Hi, this is a responsive web design podcast where we interview the people who make responsive designs happen. I’m your host, Karen McGrane.

Ethan:

And I’m your other host, Ethan Marcotte.

Karen:

And this week we are stoked, I tell you, stoked to have Justin McDowell and Elaine Nelson from The Evergreen State College joining us. Welcome guys.

Justin:

Hello!

Elaine:

Hi!

Karen:

Why don’t we kick this off with both of you introducing yourselves and telling us a little bit about what your role is at Evergreen. Justin, could you start us off?

Justin:

I am the web designer for Evergreen, and I mostly take care of the visual and the front-end design and development.

Elaine:

My name is Elaine, and I am the CMS specialist, which means we have a content management system, I am its keeper. By temperament, I also ended up doing quite a bit of content strategy-type work.

Mostly our clients were just looking for a new web design, like pretty much any kind of new “web thing” would have made them happy. They wanted to have a responsive web design, so I was hired to make that happen.

Karen:

Fantastic. So, we’re here today to talk responsive. Can you start us off by telling us a little bit about what’s going on with responsive design at Evergreen? How did you convince people that responsive design was something that you should do?

Justin:

The convincing part was actually pretty easy. We had a website that hadn’t really been updated since around 2005, and so it was really showing its age. For a long time, our boss didn’t really have a web team, she was the only web person on staff here and then obviously she hired us some time after that. But she had that lone position for about a year. So, a lot of things kind of ground to a halt when that happened. Mostly our clients were just looking for a new web design, like pretty much any kind of new “web thing” would have made them happy. They wanted to have a responsive web design, so I was hired to make that happen.

It was less about convincing other people of responsive and more just “Hey, we’re going to start actually doing some new things with the website.”

Elaine:

I started about six months before Justin, and when I came in, that’s what I figured we would do when we got to that point. Susan went to An Event Apart just before we started the process of hiring Justin and came back crazy excited, and was like “When we do this, this is what we’re going to do!” So once all three of us were actually together, it was less about convincing other people of responsive and more just “Hey, we’re going to start actually doing some new things with the website.”

Justin:

Yeah, and we still wanted to convince them that we knew what we were doing, so we took a lot of time, we did a lot of research, and we put together a presentation to describe the landscape and the trends. To them, most of the presentation was “Hey, you’re getting a new website,” and for us it was like “And here’s a bonus: it will work on your mobile phones.” Everyone was like “That sounds great… When can you do it?”

Elaine:

Pretty much, yeah. We gave that presentation to both the senior staff, so the VP-level folks, and also to a pretty strong selection of our CMS editors. There are about 150 people on campus who have access to edit things on the website and we gave them that same presentation.
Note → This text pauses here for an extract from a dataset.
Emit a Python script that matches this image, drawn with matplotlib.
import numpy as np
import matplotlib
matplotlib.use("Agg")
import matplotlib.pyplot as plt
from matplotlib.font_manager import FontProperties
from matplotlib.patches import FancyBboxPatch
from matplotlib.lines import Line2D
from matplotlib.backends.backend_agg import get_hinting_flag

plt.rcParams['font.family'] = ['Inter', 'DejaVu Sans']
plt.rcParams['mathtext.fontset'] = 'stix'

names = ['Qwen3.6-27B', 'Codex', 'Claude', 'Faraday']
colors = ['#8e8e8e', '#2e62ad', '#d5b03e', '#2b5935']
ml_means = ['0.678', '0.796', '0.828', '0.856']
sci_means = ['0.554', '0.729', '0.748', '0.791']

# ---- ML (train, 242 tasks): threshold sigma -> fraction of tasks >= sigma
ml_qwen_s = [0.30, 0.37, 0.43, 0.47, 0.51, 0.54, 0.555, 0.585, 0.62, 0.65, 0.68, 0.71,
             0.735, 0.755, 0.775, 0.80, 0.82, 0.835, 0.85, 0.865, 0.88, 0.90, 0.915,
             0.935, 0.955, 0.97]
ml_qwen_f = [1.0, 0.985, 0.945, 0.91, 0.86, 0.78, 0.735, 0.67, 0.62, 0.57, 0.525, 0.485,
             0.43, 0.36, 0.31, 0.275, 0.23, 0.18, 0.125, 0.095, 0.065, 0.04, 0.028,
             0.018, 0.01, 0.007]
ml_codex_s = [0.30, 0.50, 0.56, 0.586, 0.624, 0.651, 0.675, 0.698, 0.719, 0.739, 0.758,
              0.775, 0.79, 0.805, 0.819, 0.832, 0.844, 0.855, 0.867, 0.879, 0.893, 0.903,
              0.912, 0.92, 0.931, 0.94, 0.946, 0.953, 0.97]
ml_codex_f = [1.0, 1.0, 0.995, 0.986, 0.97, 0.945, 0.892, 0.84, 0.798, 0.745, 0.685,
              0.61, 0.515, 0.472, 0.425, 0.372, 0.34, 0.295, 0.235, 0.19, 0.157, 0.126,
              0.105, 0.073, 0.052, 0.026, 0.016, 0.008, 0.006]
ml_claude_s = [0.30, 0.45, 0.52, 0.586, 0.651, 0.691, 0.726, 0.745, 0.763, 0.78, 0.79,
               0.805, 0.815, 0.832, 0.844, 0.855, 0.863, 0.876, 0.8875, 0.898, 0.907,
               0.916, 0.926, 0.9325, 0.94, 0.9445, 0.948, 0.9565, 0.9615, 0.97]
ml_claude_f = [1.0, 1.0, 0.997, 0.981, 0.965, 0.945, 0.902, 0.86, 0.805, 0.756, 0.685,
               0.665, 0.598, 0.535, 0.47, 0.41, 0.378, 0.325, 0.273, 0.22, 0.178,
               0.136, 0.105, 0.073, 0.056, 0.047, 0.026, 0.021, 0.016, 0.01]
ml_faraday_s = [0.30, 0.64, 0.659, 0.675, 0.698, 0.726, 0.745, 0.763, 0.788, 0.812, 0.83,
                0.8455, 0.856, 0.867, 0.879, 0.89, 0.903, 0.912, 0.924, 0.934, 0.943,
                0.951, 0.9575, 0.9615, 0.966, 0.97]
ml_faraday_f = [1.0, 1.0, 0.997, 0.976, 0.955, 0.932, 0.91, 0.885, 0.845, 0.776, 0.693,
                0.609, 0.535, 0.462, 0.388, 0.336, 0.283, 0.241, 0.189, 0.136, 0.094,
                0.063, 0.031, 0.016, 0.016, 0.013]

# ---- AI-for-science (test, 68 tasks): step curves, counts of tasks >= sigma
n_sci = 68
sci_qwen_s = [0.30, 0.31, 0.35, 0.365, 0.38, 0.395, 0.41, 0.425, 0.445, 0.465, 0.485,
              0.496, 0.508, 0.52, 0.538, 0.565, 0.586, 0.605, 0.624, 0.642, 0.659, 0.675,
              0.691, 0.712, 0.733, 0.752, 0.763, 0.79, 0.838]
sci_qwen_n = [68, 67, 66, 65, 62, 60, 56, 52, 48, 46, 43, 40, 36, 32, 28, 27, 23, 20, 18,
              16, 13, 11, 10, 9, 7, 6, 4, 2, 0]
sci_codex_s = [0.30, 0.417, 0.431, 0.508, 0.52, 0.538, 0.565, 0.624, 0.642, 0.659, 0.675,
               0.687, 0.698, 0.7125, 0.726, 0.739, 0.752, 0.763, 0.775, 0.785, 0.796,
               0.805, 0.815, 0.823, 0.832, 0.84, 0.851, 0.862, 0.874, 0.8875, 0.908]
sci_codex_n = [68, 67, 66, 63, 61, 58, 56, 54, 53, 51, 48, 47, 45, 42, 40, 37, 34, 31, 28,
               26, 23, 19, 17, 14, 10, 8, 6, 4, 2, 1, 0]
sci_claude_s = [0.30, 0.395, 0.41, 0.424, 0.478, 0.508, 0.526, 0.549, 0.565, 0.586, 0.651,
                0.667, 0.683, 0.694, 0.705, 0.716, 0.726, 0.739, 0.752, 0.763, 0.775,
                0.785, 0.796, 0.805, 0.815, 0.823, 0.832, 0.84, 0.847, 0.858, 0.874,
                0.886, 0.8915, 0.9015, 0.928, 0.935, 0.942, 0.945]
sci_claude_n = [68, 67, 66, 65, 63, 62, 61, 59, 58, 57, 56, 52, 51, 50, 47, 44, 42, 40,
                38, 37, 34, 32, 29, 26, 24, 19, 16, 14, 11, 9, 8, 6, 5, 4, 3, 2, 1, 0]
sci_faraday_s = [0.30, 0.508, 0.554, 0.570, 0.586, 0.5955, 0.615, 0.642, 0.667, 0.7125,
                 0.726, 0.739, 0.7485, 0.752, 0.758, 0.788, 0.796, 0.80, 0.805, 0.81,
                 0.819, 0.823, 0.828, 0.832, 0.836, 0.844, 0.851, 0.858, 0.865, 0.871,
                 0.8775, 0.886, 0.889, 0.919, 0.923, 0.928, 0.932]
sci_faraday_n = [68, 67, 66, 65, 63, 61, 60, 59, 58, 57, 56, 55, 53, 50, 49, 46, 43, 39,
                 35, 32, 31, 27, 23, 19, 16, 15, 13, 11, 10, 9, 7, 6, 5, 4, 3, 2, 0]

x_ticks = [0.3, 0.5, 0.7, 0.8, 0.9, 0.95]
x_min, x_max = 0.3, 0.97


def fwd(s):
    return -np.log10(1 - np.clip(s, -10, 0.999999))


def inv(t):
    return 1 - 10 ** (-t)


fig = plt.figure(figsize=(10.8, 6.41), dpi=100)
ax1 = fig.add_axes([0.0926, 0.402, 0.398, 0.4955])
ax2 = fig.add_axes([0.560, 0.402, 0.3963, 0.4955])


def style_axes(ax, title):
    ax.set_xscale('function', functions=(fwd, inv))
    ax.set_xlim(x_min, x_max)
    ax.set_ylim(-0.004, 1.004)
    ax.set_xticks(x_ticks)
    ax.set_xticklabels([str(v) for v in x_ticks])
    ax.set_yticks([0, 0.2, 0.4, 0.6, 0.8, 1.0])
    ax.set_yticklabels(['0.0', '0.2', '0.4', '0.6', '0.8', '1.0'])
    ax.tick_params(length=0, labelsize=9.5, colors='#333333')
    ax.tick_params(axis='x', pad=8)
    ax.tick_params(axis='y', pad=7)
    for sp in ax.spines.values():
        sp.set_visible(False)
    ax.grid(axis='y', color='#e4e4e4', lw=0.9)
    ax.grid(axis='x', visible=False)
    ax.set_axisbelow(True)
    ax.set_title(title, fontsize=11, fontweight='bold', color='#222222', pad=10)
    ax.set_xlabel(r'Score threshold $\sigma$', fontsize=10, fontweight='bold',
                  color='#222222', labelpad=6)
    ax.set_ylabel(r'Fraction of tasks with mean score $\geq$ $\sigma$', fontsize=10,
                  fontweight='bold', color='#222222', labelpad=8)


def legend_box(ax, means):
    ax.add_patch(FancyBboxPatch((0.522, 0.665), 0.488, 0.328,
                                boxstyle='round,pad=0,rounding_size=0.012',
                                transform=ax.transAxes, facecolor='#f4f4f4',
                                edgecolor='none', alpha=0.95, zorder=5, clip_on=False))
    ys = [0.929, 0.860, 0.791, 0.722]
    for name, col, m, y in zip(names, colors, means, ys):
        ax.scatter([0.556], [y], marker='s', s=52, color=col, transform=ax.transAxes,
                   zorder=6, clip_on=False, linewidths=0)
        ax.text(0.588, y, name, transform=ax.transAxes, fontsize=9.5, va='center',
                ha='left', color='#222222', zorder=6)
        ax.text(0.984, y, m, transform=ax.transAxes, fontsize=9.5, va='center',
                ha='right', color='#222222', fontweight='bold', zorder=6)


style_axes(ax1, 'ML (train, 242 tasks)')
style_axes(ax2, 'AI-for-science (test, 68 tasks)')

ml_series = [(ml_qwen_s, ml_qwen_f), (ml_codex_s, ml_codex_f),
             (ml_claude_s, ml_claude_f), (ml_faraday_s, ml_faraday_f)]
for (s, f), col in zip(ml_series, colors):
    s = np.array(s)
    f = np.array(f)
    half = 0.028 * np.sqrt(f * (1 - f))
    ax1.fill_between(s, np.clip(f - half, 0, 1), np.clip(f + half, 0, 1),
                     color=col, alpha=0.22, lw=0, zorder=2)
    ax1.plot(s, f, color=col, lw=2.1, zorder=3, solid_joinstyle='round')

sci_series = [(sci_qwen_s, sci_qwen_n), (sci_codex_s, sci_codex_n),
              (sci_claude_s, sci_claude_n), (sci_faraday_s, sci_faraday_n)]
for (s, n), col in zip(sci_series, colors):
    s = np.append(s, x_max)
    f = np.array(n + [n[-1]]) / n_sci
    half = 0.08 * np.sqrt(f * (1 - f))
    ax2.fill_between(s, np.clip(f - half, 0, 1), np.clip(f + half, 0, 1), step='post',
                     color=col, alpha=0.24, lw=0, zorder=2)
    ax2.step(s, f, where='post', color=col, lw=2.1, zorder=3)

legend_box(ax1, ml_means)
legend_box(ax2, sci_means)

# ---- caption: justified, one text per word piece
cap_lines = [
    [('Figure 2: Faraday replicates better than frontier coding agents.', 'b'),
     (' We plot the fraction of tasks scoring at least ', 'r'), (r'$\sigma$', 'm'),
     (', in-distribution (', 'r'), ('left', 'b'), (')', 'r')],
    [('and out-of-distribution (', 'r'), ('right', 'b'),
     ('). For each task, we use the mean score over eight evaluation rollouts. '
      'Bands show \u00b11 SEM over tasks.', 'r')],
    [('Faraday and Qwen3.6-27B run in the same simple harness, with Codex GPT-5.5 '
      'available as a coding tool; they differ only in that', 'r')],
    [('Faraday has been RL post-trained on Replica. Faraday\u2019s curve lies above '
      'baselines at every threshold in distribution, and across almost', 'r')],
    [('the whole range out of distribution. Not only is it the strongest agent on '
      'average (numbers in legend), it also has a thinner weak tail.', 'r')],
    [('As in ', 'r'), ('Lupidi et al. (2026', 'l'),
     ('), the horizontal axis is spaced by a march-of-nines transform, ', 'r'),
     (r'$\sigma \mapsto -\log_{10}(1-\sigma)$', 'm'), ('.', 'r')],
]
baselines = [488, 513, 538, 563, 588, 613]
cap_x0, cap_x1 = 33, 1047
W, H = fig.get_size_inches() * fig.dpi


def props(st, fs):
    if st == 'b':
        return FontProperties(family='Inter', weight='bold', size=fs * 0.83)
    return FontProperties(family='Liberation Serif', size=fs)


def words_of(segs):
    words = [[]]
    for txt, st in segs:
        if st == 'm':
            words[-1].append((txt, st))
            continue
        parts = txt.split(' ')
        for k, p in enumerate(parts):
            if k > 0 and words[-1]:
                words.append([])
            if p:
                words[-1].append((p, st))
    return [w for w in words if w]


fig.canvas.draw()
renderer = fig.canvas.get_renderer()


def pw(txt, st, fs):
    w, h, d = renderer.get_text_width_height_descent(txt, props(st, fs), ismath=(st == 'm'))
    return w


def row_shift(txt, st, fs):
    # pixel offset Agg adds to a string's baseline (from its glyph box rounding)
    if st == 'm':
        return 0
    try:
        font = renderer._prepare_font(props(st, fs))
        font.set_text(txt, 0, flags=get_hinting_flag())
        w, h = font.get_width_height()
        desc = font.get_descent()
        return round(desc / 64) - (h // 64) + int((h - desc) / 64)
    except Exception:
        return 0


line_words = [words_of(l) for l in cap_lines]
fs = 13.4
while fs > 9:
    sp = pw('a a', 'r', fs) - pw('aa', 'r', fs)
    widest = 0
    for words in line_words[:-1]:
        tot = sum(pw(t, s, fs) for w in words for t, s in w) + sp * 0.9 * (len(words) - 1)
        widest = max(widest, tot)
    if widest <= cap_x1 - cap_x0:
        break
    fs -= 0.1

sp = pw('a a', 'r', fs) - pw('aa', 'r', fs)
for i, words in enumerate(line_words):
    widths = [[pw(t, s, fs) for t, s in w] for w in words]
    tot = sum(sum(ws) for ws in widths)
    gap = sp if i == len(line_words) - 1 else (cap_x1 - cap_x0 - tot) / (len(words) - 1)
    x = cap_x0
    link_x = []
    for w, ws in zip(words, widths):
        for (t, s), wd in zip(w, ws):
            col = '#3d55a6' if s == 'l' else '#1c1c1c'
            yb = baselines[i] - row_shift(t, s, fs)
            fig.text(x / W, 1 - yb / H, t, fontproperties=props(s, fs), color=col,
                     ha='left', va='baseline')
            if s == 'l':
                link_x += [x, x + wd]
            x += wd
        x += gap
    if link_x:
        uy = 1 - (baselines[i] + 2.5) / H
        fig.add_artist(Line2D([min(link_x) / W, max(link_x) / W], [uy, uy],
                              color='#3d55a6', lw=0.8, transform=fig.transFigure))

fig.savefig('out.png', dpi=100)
There were a few people that would say “Well, we need an app so that people can do app-y things,” but they didn’t know enough to articulate what that was.

Ethan:

I’d love to hear a little bit, especially about those early days, of how Evergreen started talking about two of my favorite words: mobile and desktop. A lot of organizations tend to see those as distinct needs, that the mobile user might be a student on a phone, maybe they’re app-exclusive versus more web-focused, whereas a lot of other organizations tend to see mobile users and desktop users as more or less requiring the same information. How did Evergreen start thinking about these two terms?

Elaine:

We did this leapfrog thing over the having a mobile site or having an app. There were a few people that would say “Well, we need an app so that people can do app-y things,” but they didn’t know enough to articulate what that was, and so it was just “We’re going to do this,” and they weren’t really thinking—like, the increase in usage went up without really a lot of the stakeholders being particularly aware of it.
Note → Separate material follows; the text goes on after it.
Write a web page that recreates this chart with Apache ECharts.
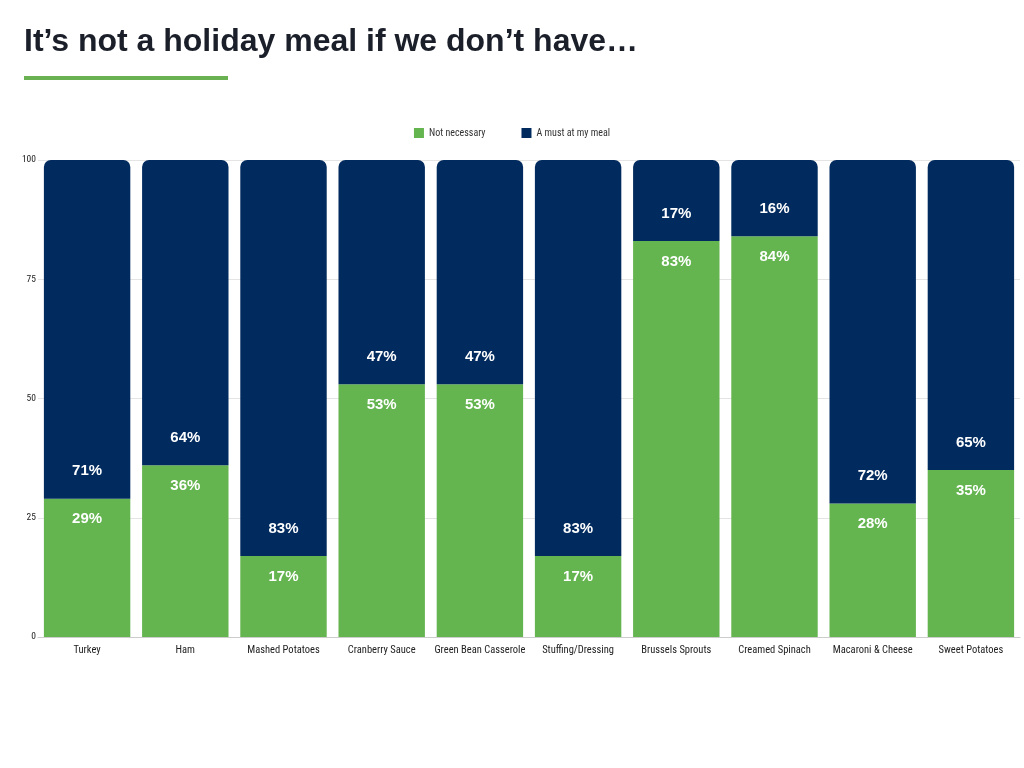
<!DOCTYPE html>
<html><head><meta charset="utf-8">
<script src="https://cdn.jsdelivr.net/npm/echarts@6/dist/echarts.min.js"></script>
<style>html,body{margin:0;padding:0;background:#fff}#c{width:1024px;height:768px}</style>
</head><body><div id="c"></div>
<script>
const categories = ["Turkey","Ham","Mashed Potatoes","Cranberry Sauce","Green Bean Casserole","Stuffing/Dressing","Brussels Sprouts","Creamed Spinach","Macaroni & Cheese","Sweet Potatoes"];
const notNecessary = [29,36,17,53,53,17,83,84,28,35];
const mustHave = [71,64,83,47,47,83,17,16,72,65];
const yTicks = [0,25,50,75,100];
const GREEN = '#64b450', NAVY = '#012a5e';
const chart = echarts.init(document.getElementById('c'));
const narrow = "'Liberation Sans Narrow', 'Roboto Condensed', Roboto, sans-serif";
chart.setOption({
  animation:false,
  title:{text:"It\u2019s not a holiday meal if we don\u2019t have\u2026",left:19,top:21,
    textStyle:{fontFamily:"'Liberation Sans', Arial, sans-serif",fontWeight:'bold',fontSize:32,color:'#1b1f2a'}},
  graphic:[{type:'rect',shape:{x:24,y:76,width:204,height:4},style:{fill:'#6ab152'}}],
  legend:{top:123,left:'center',itemWidth:10,itemHeight:10,itemGap:36,icon:'rect',
    textStyle:{fontFamily:narrow,fontSize:10,color:'#333'},
    data:['Not necessary','A must at my meal']},
  grid:{left:38,right:4,top:160,bottom:131,containLabel:false},
  xAxis:{type:'category',data:categories,
    axisLine:{lineStyle:{color:'#ccc'}},axisTick:{show:false},
    axisLabel:{fontFamily:narrow,fontSize:10.5,color:'#222',margin:8,interval:0}},
  yAxis:{type:'value',min:0,max:100,interval:25,
    axisLabel:{fontFamily:narrow,fontSize:9.5,color:'#222',margin:2,
      formatter:v=>yTicks.includes(v)?String(v):''},
    splitLine:{lineStyle:{color:'#e4e4e4'}}},
  series:[
    {name:'Not necessary',type:'bar',stack:'s',data:notNecessary,barCategoryGap:'12%',
      itemStyle:{color:GREEN},
      label:{show:true,position:'insideTop',distance:13,formatter:'{c}%',color:'#fff',
        fontFamily:"'Liberation Sans', Arial, sans-serif",fontWeight:'bold',fontSize:15}},
    {name:'A must at my meal',type:'bar',stack:'s',data:mustHave,barCategoryGap:'12%',
      itemStyle:{color:NAVY,borderRadius:[7,7,0,0]},
      label:{show:true,position:'insideBottom',distance:20,formatter:'{c}%',color:'#fff',
        fontFamily:"'Liberation Sans', Arial, sans-serif",fontWeight:'bold',fontSize:15}}
  ]
});
</script></body></html>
A lot of colleges have a tendency to say that everyone is their primary audience—they want everybody to find what they need directly from the homepage.

Justin:

The increase in mobile usage—that was going up and they were kind of following the general popular trends, like she said, of “We need an app,” or “We need a mobile site.” We kind of took a step back and we said “Well, what are the goals of the user, and who is our user? And who do we want our primary audience to be?” A lot of colleges have a tendency to say that everyone is their primary audience, that a college has many different audiences, such as prospective students, current students, faculty, staff, and media—they want everybody to find what they need directly from the homepage.

We looked at it and we said “Well, our goal is to increase student enrollment, so we would like to make the homepage tailored toward prospective students.” Some people said “Well what about current students or faculty and staff? They’re going to need to find the information that’s important to them.” The thing about them is that they’re a captive audience, so once they’re here on campus we can say “This is your site. You get to go to this my.evergreen.edu or you get to go to the current students page and you can find that information from there.”
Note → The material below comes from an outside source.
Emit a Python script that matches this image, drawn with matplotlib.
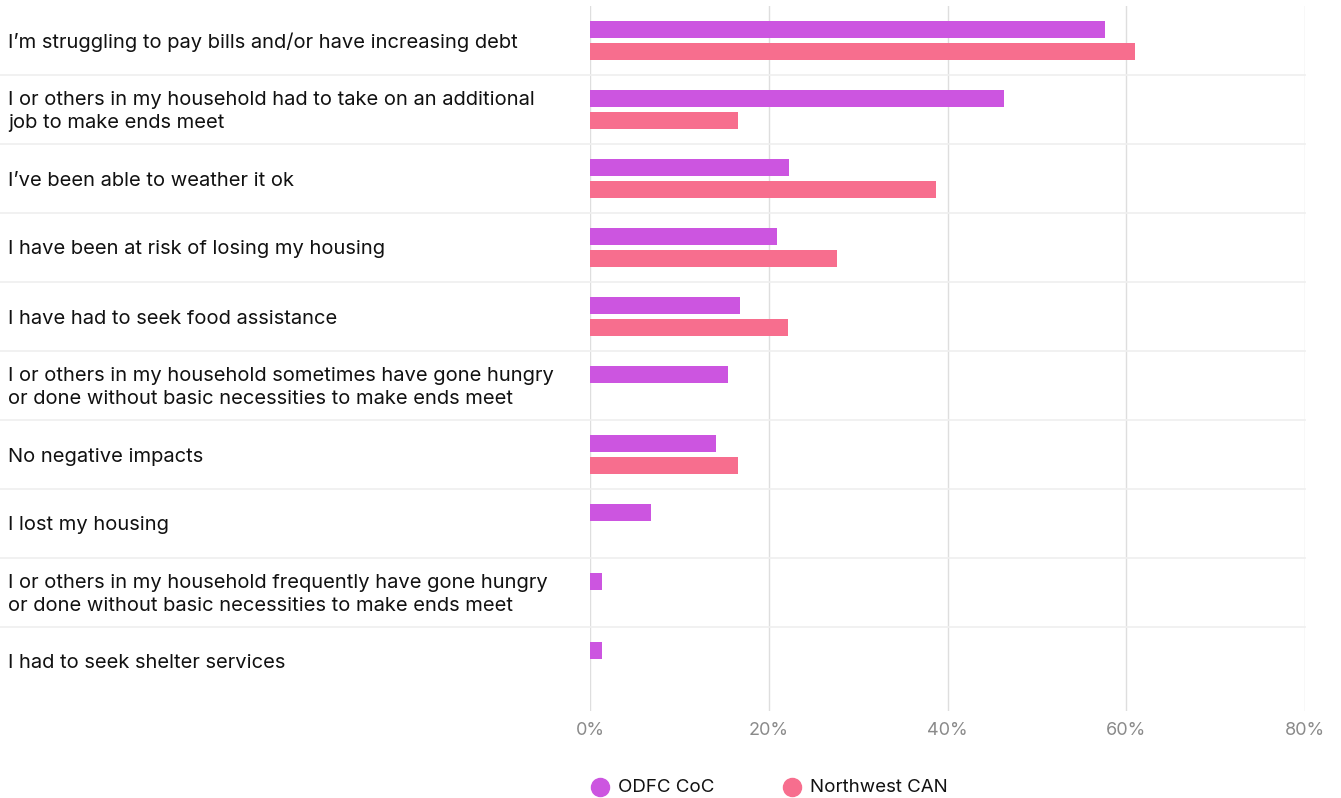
import matplotlib
matplotlib.use("Agg")
import matplotlib.pyplot as plt
from matplotlib.transforms import blended_transform_factory, offset_copy
from matplotlib.lines import Line2D
import numpy as np

categories = [
    "I’m struggling to pay bills and/or have increasing debt",
    "I or others in my household had to take on an additional\njob to make ends meet",
    "I’ve been able to weather it ok",
    "I have been at risk of losing my housing",
    "I have had to seek food assistance",
    "I or others in my household sometimes have gone hungry\nor done without basic necessities to make ends meet",
    "No negative impacts",
    "I lost my housing",
    "I or others in my household frequently have gone hungry\nor done without basic necessities to make ends meet",
    "I had to seek shelter services",
]
odfc_coc = [57.6, 46.3, 22.3, 20.9, 16.8, 15.4, 14.1, 6.8, 1.3, 1.3]
northwest_can = [61.0, 16.6, 38.7, 27.6, 22.1, None, 16.6, None, None, None]
series_names = ["ODFC CoC", "Northwest CAN"]
x_ticks = [0, 20, 40, 60, 80]
x_tick_labels = ["0%", "20%", "40%", "60%", "80%"]

colors = ["#CC55E0", "#F76E8E"]
font = ["Inter", "DejaVu Sans"]
plt.rcParams["font.family"] = font

W, H = 1341, 798
fig = plt.figure(figsize=(W / 100, H / 100), dpi=100)
ax = fig.add_axes([590 / W, 1 - 711 / H, (1305 - 590) / W, (711 - 6) / H])

n = len(categories)
y = np.arange(n)
bar_h = 17 / 69
offset = 11 / 69

for vals, off, col in [(odfc_coc, -offset, colors[0]), (northwest_can, offset, colors[1])]:
    for i, v in enumerate(vals):
        if v is None:
            continue
        ax.barh(y[i] + off, v, height=bar_h, color=col, zorder=3)

ax.set_xlim(0, 80)
ax.set_ylim(n - 0.5 + 15 / 69, -0.5)
ax.set_xticks(x_ticks)
ax.set_xticklabels(x_tick_labels, color="#8a8a8a", fontsize=13)
ax.tick_params(axis="x", length=0, pad=8)
ax.set_yticks([])
for s in ax.spines.values():
    s.set_visible(False)
ax.xaxis.grid(True, color="#dedede", linewidth=1.0, zorder=0)

# horizontal separators running under the category labels
tr = blended_transform_factory(fig.transFigure, ax.transData)
for i in range(n - 1):
    fig.add_artist(Line2D([0, 1305 / W], [i + 0.5, i + 0.5], transform=tr,
                          color="#efefef", linewidth=1.2, zorder=1))

# category labels
label_tr = offset_copy(tr, fig=fig, x=0, y=-2.0, units="dots")
for i, lab in enumerate(categories):
    fig.text(8 / W, i, lab, transform=label_tr, ha="left", va="center",
             fontsize=14.5, color="#111111", linespacing=1.42)

# legend
ly = 1 - 787 / H
for name, col, cx in [(series_names[0], colors[0], 600), (series_names[1], colors[1], 792)]:
    fig.add_artist(Line2D([cx / W], [ly], marker="o", markersize=13, color=col,
                          linestyle="none", transform=fig.transFigure))
    fig.text((cx + 18) / W, ly, name, ha="left", va="center", fontsize=13.5, color="#111111")

fig.savefig("out.png", dpi=100, facecolor="white")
But a prospective student isn’t going to have us there telling them what they need to do. So, that audience is going to need to be able to use the website without any help whatsoever from us. We really put a very strong emphasis on prospective students because they’re the ones who (one) are going to pay our salaries, and (two) they’re the ones that are going to need the most help. That’s how we divided between whether or not they need a mobile app or a desktop site.

We kind of skipped the whole m-dot generation entirely here.

Elaine:

Among the three of us, it never came up as a “mobile user versus desktop,” and I think part of that was because when we came to it and what we were reading. All three of us read Content Strategy for Mobile, Karen’s book, and we were like “Oh, let’s do that!” and went from there. Like I said, we kind of skipped the whole m-dot generation entirely here.

Because they’re prospective students, they don’t really have different needs whether they’re on their desktop or their mobile device, because they have the same goal of finding out more about the college.

Justin:

The other thing is that we didn’t want people necessarily thinking about how mobile would be different from desktop because we determined that it’s basically the same audience. Because they’re prospective students, they don’t really have different needs whether they’re on their desktop or their mobile device, because they have the same goal of finding out more about the college. So, we’ve been trying to get them to consider the hierarchy of their content to say “Well, what do you want to appear at the top of the page?”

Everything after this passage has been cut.